Handcrafted content

Handcrafted content servers are built on the premise that the world was designed to be played. Instead of endless generated terrain and repeatable grinds, you get authored towns, dungeons, routes, puzzles, and progression beats that feel intentional. It still plays like Minecraft, but the next thing you do is usually something someone built for you to discover and clear.

The core loop is purposeful exploration. You head out from a hub or safe settlement, follow a lead, and hit set-piece locations with planned fights and navigation. A cave is not just a cave; it is a dungeon with sightlines, choke points, and spawners placed for specific pressure. A fortress is laid out to teach you its path through lighting, block language, and shortcuts, not waypoint arrows.

Rewards tend to be completion-based. Loot is curated around the content: keys, custom gear, recipe unlocks, or access to the next zone. That changes the feel of progression from rolling the dice forever to earning power by learning encounters, surviving runs, and finishing objectives cleanly.

Multiplayer leans cooperative even when you are not formally grouped. Players party up for clears, trade route knowledge, and compare boss strategies, and you will often see people slow down to read a room because the build is communicating something. The weak point can be longevity: once you finish an arc, you are waiting on new zones, harder tiers, or optional bosses unless the server also supports longer-term economies or player building.

What makes the format land is whether the design respects Minecraft rules. The best servers build challenges around movement, inventory pressure, travel risk, and readable space. The worst ones are just scenery with menus. When it is done right, you remember the route you learned, the fight you barely stabilized, and the moment a build guided you without ever breaking immersion.

How is handcrafted content different from a survival server with a fancy spawn?

On a typical survival server, the spawn is a wrapper around the same self-directed loop. Here, the world outside spawn is the game: curated points of interest, designed dungeons, and rewards tied to clearing authored challenges rather than just grinding resources or money.

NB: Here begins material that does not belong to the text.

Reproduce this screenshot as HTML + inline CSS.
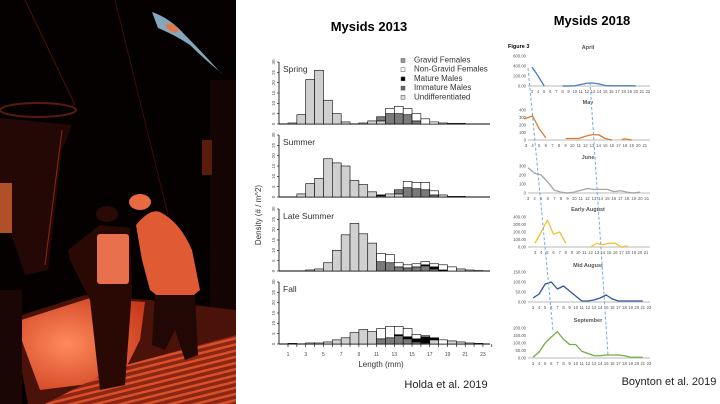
<!DOCTYPE html>
<html><head><meta charset="utf-8"><style>
html,body{margin:0;padding:0;background:#fff;}
svg{display:block;font-family:"Liberation Sans",sans-serif;}
</style></head><body>
<svg id="s" width="720" height="404" viewBox="0 0 720 404" xmlns="http://www.w3.org/2000/svg">
<defs>
<pattern id="grate" width="6" height="6" patternUnits="userSpaceOnUse" patternTransform="rotate(-14)">
<rect width="6" height="6" fill="#8a2612"/><rect width="6" height="2.5" fill="#d8502a"/>
</pattern>
<radialGradient id="glow" cx="0.4" cy="0.5" r="0.7"><stop offset="0" stop-color="#ff8a5c"/><stop offset="1" stop-color="#c8381a"/></radialGradient>
</defs>
<!-- photo -->
<rect x="0" y="0" width="236" height="404" fill="#050101"/>
<line x1="25" y1="0" x2="75" y2="105" stroke="#4a1208" stroke-width="1"/>
<line x1="115" y1="0" x2="168" y2="215" stroke="#3a0e06" stroke-width="1"/>
<rect x="210" y="80" width="26" height="260" fill="#140403"/>
<rect x="202" y="140" width="10" height="35" fill="#5a1a0c"/>
<ellipse cx="38" cy="110" rx="38" ry="7" fill="none" stroke="#5a1a0c" stroke-width="2"/>
<polygon points="0,118 72,125 62,150 48,270 25,275 0,200" fill="#240805"/>
<line x1="62" y1="130" x2="45" y2="265" stroke="#8a2a12" stroke-width="1"/>
<rect x="0" y="183" width="12" height="50" fill="#b05028"/>
<polygon points="12,318 85,295 150,300 236,310 236,404 28,404" fill="#4a1208"/>
<polygon points="15,322 90,298 145,302 140,340 120,380 40,390" fill="url(#glow)"/>
<polygon points="45,404 115,368 236,335 236,404" fill="url(#grate)"/>
<rect x="0" y="290" width="22" height="114" fill="#1a0604"/>
<!-- person 1 -->
<polygon points="68,250 100,225 130,228 132,290 125,385 100,390 90,300 70,260" fill="#2a0905"/>
<rect x="97" y="234" width="32" height="50" fill="#e8704c" rx="3"/>
<ellipse cx="107" cy="214" rx="11" ry="8" fill="#2a0a06"/>
<!-- person 2 -->
<path d="M136,225 Q150,208 160,212 Q180,222 192,250 L200,290 L190,298 L160,298 L150,290 L142,260 Z" fill="#e05a34"/>
<polygon points="155,295 195,295 198,355 185,360 175,330 165,350 152,345" fill="#220805"/>
<ellipse cx="140" cy="202" rx="11" ry="8" fill="#e86a40"/>
<!-- shrimp -->
<path d="M152,12 Q170,18 185,35 Q200,50 220,72 L224,75 Q205,60 190,45 Q175,35 158,28 Z" fill="#9cc4de" opacity="0.85"/>
<ellipse cx="172" cy="28" rx="7" ry="3.5" fill="#e07a4a" transform="rotate(30 172 28)"/>

<!-- titles -->
<text x="369" y="31" font-size="13" font-weight="bold" text-anchor="middle" fill="#000">Mysids 2013</text>
<text x="592" y="25" font-size="13" font-weight="bold" text-anchor="middle" fill="#000">Mysids 2018</text>
<text x="446" y="388" font-size="11" text-anchor="middle" fill="#222">Holda et al. 2019</text>
<text x="669" y="385" font-size="11" text-anchor="middle" fill="#222">Boynton et al. 2019</text>

<text transform="translate(261,215) rotate(-90)" font-size="8" text-anchor="middle" fill="#333">Density  (# / m^2)</text>
<text x="381" y="367" font-size="8" text-anchor="middle" fill="#333">Length (mm)</text>
<g id="hist"></g>
<g id="lines"></g>
</svg>
<script>
var NS="http://www.w3.org/2000/svg";
function el(p,t,a,txt){var e=document.createElementNS(NS,t);for(var k in a)e.setAttribute(k,a[k]);if(txt!==undefined)e.textContent=txt;p.appendChild(e);return e;}
var H=document.getElementById('hist');
var X0=288,W=8.86;function xm(m){return X0+(m-1)*W;}
var ppu=62/30;
var panels=[
{n:"Spring",b:124,d:{1:[0.5],2:[4.5],3:[21.5],4:[26],5:[11.5],6:[5],7:[1],9:[0.5],10:[1.5],11:[1.5,2,0,0],12:[0,5,0,2.5],13:[0,5,0,3.5],14:[0,4.5,0,3],15:[0,1.5,0,3.5],16:[0,0,0,2.5],17:[0,0,0,1],18:[0.5],19:[0.3],20:[0.3]}},
{n:"Summer",b:197,d:{2:[1.5],3:[6.5],4:[9],5:[18.5],6:[16.5],7:[15],8:[8],9:[6],10:[2.5],11:[0.5,0,0.5,0],12:[1.5],13:[1.5,2,0,0],14:[0,4.5,0,3],15:[0,4,0,3],16:[0,3.5,0,3.5],17:[0,1,0,2],18:[1],19:[0.3],20:[0.3]}},
{n:"Late Summer",b:271,d:{3:[0.5],4:[1],5:[4],6:[10],7:[17.5],8:[23],9:[18],10:[13.5],11:[0,4.5,0,4],12:[0,4,0,4],13:[0,2,0,2],14:[0,1.5,0,1.5],15:[0,2,0,1.5],16:[0,2.5,0.5,1.5],17:[0,1,1,1.5],18:[0,0,0.5,2.5],19:[0,0,0,2],20:[1],21:[0.5],22:[0.2]}},
{n:"Fall",b:344,d:{1:[0.3],3:[0.5],4:[0.5],5:[1],6:[2],7:[3],8:[5.5],9:[7],10:[6],11:[0,2.5,0,5],12:[0,3,0,5.5],13:[0,4,0.5,4],14:[0,2.5,1,4],15:[0,1,1.5,2],16:[0,0.5,3,0.5],17:[2,0,1,0],18:[0,0,0,2],19:[1.5],20:[1],21:[0.5],22:[0.3]}}
];
var cols=["#d0d0d0","#7a7a7a","#000","#fff"];
panels.forEach(function(p){
  el(H,'line',{x1:279,y1:p.b,x2:490,y2:p.b,stroke:"#000","stroke-width":1});
  el(H,'line',{x1:279,y1:p.b,x2:279,y2:p.b-62,stroke:"#000","stroke-width":0.8});
  for(var v=0;v<=30;v+=5){var y=p.b-v*ppu;el(H,'line',{x1:277,y1:y,x2:279,y2:y,stroke:"#000","stroke-width":0.6});
    el(H,'text',{transform:"translate(275,"+y+") rotate(-90)","font-size":4.5,"text-anchor":"middle",fill:"#555"},v);}
  el(H,'text',{x:283,y:p.b-52,"font-size":8.5,fill:"#333"},p.n);
  for(var k in p.d){var s=p.d[k],y=p.b;for(var i=0;i<s.length;i++){if(!s[i])continue;var h=s[i]*ppu;y-=h;
    el(H,'rect',{x:xm(+k),y:y,width:W,height:h,fill:cols[i],stroke:"#000","stroke-width":0.6});}}
});
for(var m=1;m<=24;m++){el(H,'line',{x1:xm(m),y1:344,x2:xm(m),y2:347,stroke:"#000","stroke-width":0.6});}
for(var m=1;m<=23;m+=2)el(H,'text',{x:xm(m),y:356,"font-size":5,"text-anchor":"middle",fill:"#444"},m);
var lg=["Gravid Females","Non-Gravid Females","Mature Males","Immature Males","Undifferentiated"],lc=["#999","#fff","#000","#666","#ddd"];
lg.forEach(function(t,i){var y=62+i*9.2;el(H,'rect',{x:401,y:y-3.5,width:4,height:4,fill:lc[i],stroke:"#555","stroke-width":0.5});
 el(H,'text',{x:414,y:y+0.5,"font-size":8,fill:"#333"},t);});
var L=document.getElementById('lines');
el(L,'text',{x:508,y:48,"font-size":5.5,"font-weight":"bold",fill:"#000"},"Figure 3");
var charts=[
{t:"April",ty:49,b:86,x3:532,dx:6.1,top:600,tpx:30,ticks:[0,200,400,600],lab:["0.00","200.00","400.00","600.00"],c:"#4a7ebb",
 segs:[[[3,380],[4,200],[5,0]],[[8,0],[9,0],[10,5],[11,30],[12,55],[13,60],[14,40],[15,10],[16,5],[17,5],[18,5],[19,5],[20,5]]]},
{t:"May",ty:104,b:140,x3:526,dx:6.6,top:400,tpx:30,ticks:[0,100,200,300,400],lab:["0","100","200","300","400"],c:"#e0782e",
 segs:[[[2.7,280],[4,320],[5,150],[6,30]],[[9,20],[10,20],[11,20],[12,50],[13,70],[14,70],[15,20],[16,0]],[[17.5,5],[18,15],[19,0]]]},
{t:"June",ty:159,b:193,x3:528,dx:6.6,top:300,tpx:27,ticks:[0,100,200,300],lab:["0","100","200","300"],c:"#a5a5a5",
 segs:[[[3,280],[4,220],[5,200],[6,120],[7,30],[8,10],[9,0],[10,10],[11,30],[12,50],[13,40],[14,40],[15,40],[16,15],[17,25],[18,10],[19,0],[20,10]]]},
{t:"Early August",ty:211,b:247,x3:535,dx:6.17,top:400,tpx:30,ticks:[0,100,200,300,400],lab:["0.00","100.00","200.00","300.00","400.00"],c:"#f2c12e",
 segs:[[[3,50],[4,200],[5,360],[6,170],[7,200],[8,50]],[[12,0],[13,50],[14,30],[15,50],[16,50],[17,0],[18,15]]]},
{t:"Mid August",ty:267,b:302,x3:533,dx:6.1,top:150,tpx:30,ticks:[0,50,100,150],lab:["0.00","50.00","100.00","150.00"],c:"#2f5597",
 segs:[[[3,20],[4,40],[5,90],[6,100],[7,65],[8,80],[9,55],[10,30],[11,5],[12,5],[13,10],[14,20],[15,35],[16,15],[17,5],[18,5],[19,5],[20,5],[21,5]]]},
{t:"September",ty:322,b:358,x3:533,dx:6.1,top:200,tpx:30,ticks:[0,50,100,150,200],lab:["0.00","50.00","100.00","150.00","200.00"],c:"#70ad47",
 segs:[[[3,5],[4,40],[5,100],[6,140],[7,175],[8,125],[9,90],[10,90],[11,45],[12,30],[13,15],[14,15],[15,20],[16,20],[17,20],[18,15],[19,5],[20,5],[21,5]]]}
];
charts.forEach(function(c){
  el(L,'text',{x:588,y:c.ty,"font-size":5.5,"font-weight":"bold","text-anchor":"middle",fill:"#555"},c.t);
  el(L,'line',{x1:528,y1:c.b,x2:650,y2:c.b,stroke:"#d0d0d0","stroke-width":1.5});
  c.ticks.forEach(function(v,i){el(L,'text',{x:526,y:c.b-v/c.top*c.tpx+1.5,"font-size":4.2,"text-anchor":"end",fill:"#555"},c.lab[i]);});
  for(var n=3;n<=22;n++){var x=c.x3+(n-3)*c.dx;if(x>650)break;el(L,'text',{x:x,y:c.b+7,"font-size":4.2,"text-anchor":"middle",fill:"#555"},n);}
  c.segs.forEach(function(sg){var pts=sg.map(function(q){return (c.x3+(q[0]-3)*c.dx)+","+(c.b-q[1]/c.top*c.tpx);}).join(" ");
    el(L,'polyline',{points:pts,fill:"none",stroke:c.c,"stroke-width":1.3,"stroke-linejoin":"round"});});
});
el(L,'line',{x1:528,y1:68,x2:553,y2:331,stroke:"#7aaad8","stroke-width":1,"stroke-dasharray":"3,2"});
el(L,'line',{x1:590,y1:82,x2:608,y2:355,stroke:"#7aaad8","stroke-width":1,"stroke-dasharray":"3,2"});
</script>
</body></html>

Do I have to follow a quest line, or can I just roam?

You can usually roam, but most worlds have an intended difficulty flow. Wandering is fine, but you will get more out of it by treating it like a server-scale adventure map: follow clues, clear areas in a rough order, and come back when you have the right unlocks.

Is it mostly PvE?

Almost always. You might see duels or opt-in arenas, but open-world PvP tends to clash with designed encounters and pacing, so these servers usually prioritize cooperative or parallel PvE progression.

What are signs the handcrafted content is actually good?

Readable layouts and fair pressure. Good runs have clear navigation through lighting and block cues, fights that reward movement and positioning instead of cheap hits, and loot that feels earned and paced. Also watch for a world that makes you travel and commit, not constant teleports and GUI hopping.

Will I run out of things to do after finishing the main areas?

Sometimes, yes. The best ones add new zones over time and support replay through harder dungeon tiers, optional bosses, collections, or cosmetics. If you want long-term staying power, check whether there is progression or community activity beyond the authored campaign.